Pop quiz: What’s the best word to describe lawmakers who espouse a belief in open government, but who vote for a special rule that seeks to cloak their own emails and documents related to public business in secrecy?
E. All of the above
If you answered E, you share our view of the shenanigans that took place at the Roundhouse last week with the final passage of House Concurrent Resolution 1, a bizarre rule that seeks to invoke Article 4, Section 13 of the state constitution to shield lawmakers’ emails and other documents from being subject to the state’s Inspection of Public Records Act.
The only senator who had the good sense to vote against this ridiculous measure was our own Sen. Pete Campos.
The state’s public records act, adopted by an obviously more enlightened Legislature nearly 20 years ago, states, “all persons are entitled to the greatest possible information regarding the affairs of government and the official acts of public officers and employees.”
There are exceptions to the disclosure law. A school, for instance, can’t release an individual student’s grades. But if your city councilman is exchanging emails with members of the oil and gas industry on a pending fracking ordinance, then under state law, those emails are subject to disclosure. That’s how it should be.
On its face, House Concurrent Resolution 1 seems harmless enough. It designates the Legislative Council Service as the clearinghouse for public record requests involving the legislature.
But then it invokes a constitutional immunity afforded to members of the legislature, the one that lawmakers use to get out of speeding tickets when they’re traveling to and from the Roundhouse while the Legislature is in session.
If there’s any doubt about the intent of the resolution, here’s what the measure’s sponsor, House Minority Leader Donald Bratton, R-Hobbs, had to say during a hearing on the rule change, as quoted by the Albuquerque Journal: “The way I view it is this is a constitutional issue and a right of privacy.

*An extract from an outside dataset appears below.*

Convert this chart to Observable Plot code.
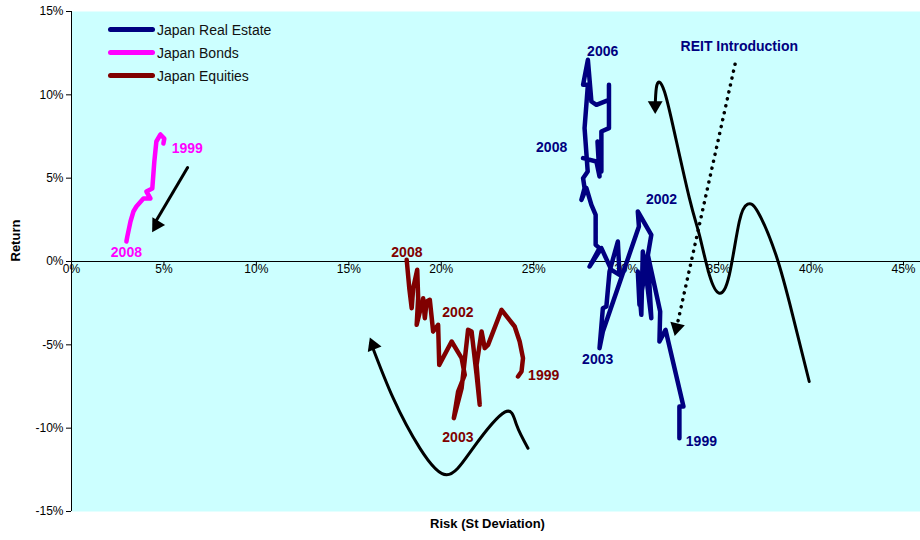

Unless they (the general public) want to go to court and get a court order to listen in on my telephone conversations or monitor my email traffic, they have no right to that.”
First off, no one is asking to listen in on the representative’s telephone conversations.
Second, if the representative is exchanging emails related to public business, then the public has every right to see those emails.
The Attorney General’s Office notes that the rule change, in and of itself, likely doesn’t suffice to shield lawmakers’ emails. The AG’s stance is that a change to the Inspection of Public Records Act would likely be needed to accomplish that.
The New Mexico Foundation for Open Government, of which the Optic is a member, is already hinting at a lawsuit should lawmakers try to withhold their emails. There’s no shortage of sliminess to this rule change. The senate fast-tracked it and voted to approve it late Wednesday night — 40 minutes before midnight, to be exact. Because it’s a rule, the governor doesn’t have veto authority.
Oh, and it was passed during National Sunshine Week, the week aimed at drawing attention to the importance of open government.
Sen. Phil Griego was absent for the vote.
Campos, who voted against the measure, aced this test on government transparency.
Perhaps he should spend some time schooling other area lawmakers — Rep. Tomás Salazar, D-Ribera, Rep. Nick Salazar, D-Ohkay Owingeh, and Rep. George Dodge Jr., D-Santa Rosa — who voted for the rule change, failing this test on good government miserably.